I'm going to link here to Amnesty International, and their 10 reasons to abolish the death penalty. I strongly agree with many of these reasons, especially number 5, "The death penalty is discriminatory in its application" and number 8, "The death penalty denies the fallibility of human institutions" which discusses the large number (255) of innocent people that have been sentenced to death and later exonerated. I applaud the Innocence Project. The reforms they are pushing for are very important and long overdue. Beyond what is mentioned there, I believe public defenders should be fully funded with as much support as they want on capital cases. I believe these sort of reforms would address the discriminatory nature of the death penalty we've seen in the past. Finally, I believe there are too many capital crimes in this country, leading to far too many people on death row.

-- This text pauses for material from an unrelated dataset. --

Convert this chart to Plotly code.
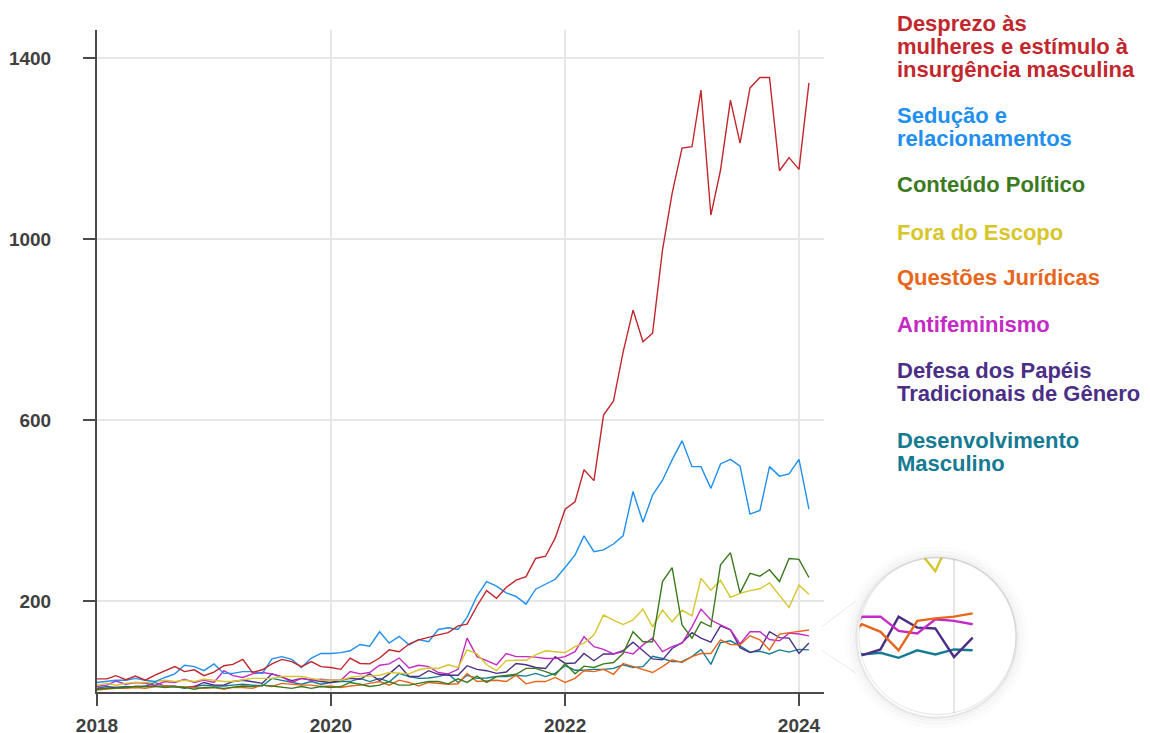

However, I still can't get beyond this deep belief, that I can't think away, that people like Osama, McVeigh and Mr. Garner need to go. Some acts are just so horrible that I want to know the perpetrators are dead. I don't want Osama to die peacefully in his sleep, either in a cell or cowering in a cave. I don't care about whatever psychological torture McVeigh went through as he contemplated his final meal. And please don't bring religion or "thou shalt not kill" into this. I don't believe in that anyway.
So that's it. I'm a barbarian. If someone kills people in such a horrible way that I feel the need to check on my sleeping child with tears in my eyes after reading the story, then I believe that person needs to die. I'm not comfortable with myself for thinking this. But I still do believe it.
Update [2010-7-14 4:13:56 by The Voice from the Cave]: I've tried to condense my thinking on this subject, which is confused at best. I guess the diary reflects that. This subject really doesn't lend itself to black and white thinking for me, but I guess others are luckier. I've got to get some sleep, so I'll try to check on this tomorrow. I think Mike S had the comment of the night that really encapsulates how I and a lot of others feel: "There isn't any single issue that causes me to argue with myself more than the death penalty."